As a starting point, they examined historical silk garments kept in the Maribor Regional Museum. These garments served as inspiration for stylised and adapted motifs used in the shell designs.
Inspiration from historical silk garments:
Woman’s Dress of a woman (1936)
A formal dress made of black silk crepe with a straight, slightly loose fit, long narrow sleeves and a round neckline. It features decorative silk embroidery on the left side – a stylised floral motif that extends from the neckline across the upper part of the dress.

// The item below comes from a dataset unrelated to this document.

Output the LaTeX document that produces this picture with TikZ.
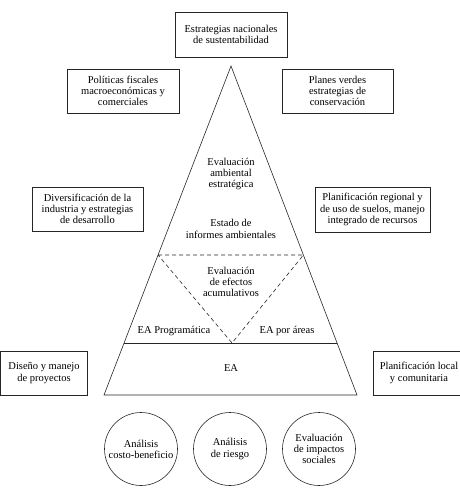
\documentclass[tikz,border=0pt]{standalone}
\usepackage{fontspec}
\setmainfont{Liberation Serif}
\usetikzlibrary{positioning, calc}

\tikzset{
  txt/.style={align=center, font=\fontsize{10.5}{11.2}\selectfont},
  caja/.style={txt, draw, inner sep=0pt},
  circulo/.style={txt, draw, circle, minimum size=73pt, inner sep=0pt},
}

\begin{document}
\begin{tikzpicture}[x=1pt, y=-1pt, line width=0.6pt, draw=black!85]
    \clip (0,0) rectangle (460,504);

    % pyramid
    \coordinate (cima) at (231,66);
    \coordinate (bizq) at (104,395);
    \coordinate (bder) at (357,395);
    \draw (cima) -- (bizq) -- (bder) -- cycle;
    \draw ($(cima)!277/329!(bizq)$) -- ($(cima)!277/329!(bder)$);

    % dashed inner triangle
    \coordinate (dizq) at ($(cima)!189/329!(bizq)$);
    \coordinate (dder) at ($(cima)!189/329!(bder)$);
    \coordinate (dfondo) at (232,343);
    \draw[dash pattern=on 4pt off 3pt] (dizq) -- (dder) -- (dfondo) -- cycle;

    % text inside the pyramid
    \node[txt] (eae) at (231,174) {Evaluación\\ambiental\\estratégica};
    \node[txt] (estado) at (231,229) {Estado de\\informes ambientales};
    \node[txt] (acum) at (231,282) {Evaluación\\de efectos\\acumulativos};
    \node[txt] (prog) at (174,331) {EA Programática};
    \node[txt] (areas) at (287,331) {EA por áreas};
    \node[txt] (ea) at (231,368) {EA};

    % boxes around
    \node[caja, minimum width=112pt, minimum height=45pt] (nacional) at (231,34.5) {Estrategias nacionales\\de sustentabilidad};
    \node[caja, minimum width=112pt, minimum height=44pt] (fiscal) at (123,91) {Políticas fiscales\\macroeconómicas y\\comerciales};
    \node[caja, minimum width=111pt, minimum height=44pt] (verdes) at (337.5,91) {Planes verdes\\estrategias de\\conservación};
    \node[caja, minimum width=111pt, minimum height=44pt] (divers) at (87.5,209) {Diversificación de la\\industria y estrategias\\de desarrollo};
    \node[caja, minimum width=115pt, minimum height=45pt] (regional) at (372.5,209.5) {Planificación regional y\\de uso de suelos, manejo\\integrado de recursos};
    \node[caja, minimum width=87pt, minimum height=44pt] (diseno) at (44,373) {Diseño y manejo\\de proyectos};
    \node[caja, minimum width=92pt, minimum height=44pt] (local) at (419,373) {Planificación local\\y comunitaria};

    % circles below
    \node[circulo] (costo) at (141,449) {Análisis\\costo-beneficio};
    \node[circulo] (riesgo) at (230,449) {Análisis\\de riesgo};
    \node[circulo] (social) at (319,449) {Evaluación\\de impactos\\sociales};
\end{tikzpicture}
\end{document}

Author: Tailor Ivan Sapač, Maribor (salon on the main square). Embroidery by Zala Levstik (23 March 1936) or Anka Dabinović.
Black dress (1980s)
Two-piece dress in a bustle style, consisting of a pleated skirt and a long cardigan with pleated back and deep rectangular neckline. Made from black taffeta and lace.
Flowered dress (1990s)
A women’s dress with a short blouse and richly gathered sleeves at the shoulders that taper down to the wrist. There are pleats on the front and a velvet patch made of fabric and dark blue velvet, which also borders the collar and shoulders. The blouse has sewn-in boning and a pointed front. The floor-length skirt is richly pleated. The ensemble reflects bourgeois fashion with elements of traditional costume. Fabric: brocade.
Technique:
The process began with pencil sketches of shell designs on paper. These were then transferred onto silk, which was stretched onto wooden frames. One challenge was that the scarves were larger than the frames, so they had to be twisted or folded in order to stretch them properly.
Gutta contour colours were used to outline the motifs. Once the outlines were dry, they painted the backgrounds and the inner floral elements. This was followed by corrections and refinements to the outer contours. The final step was to fix the colours with an iron.
In total, students made 12 silk scarves as part of this project.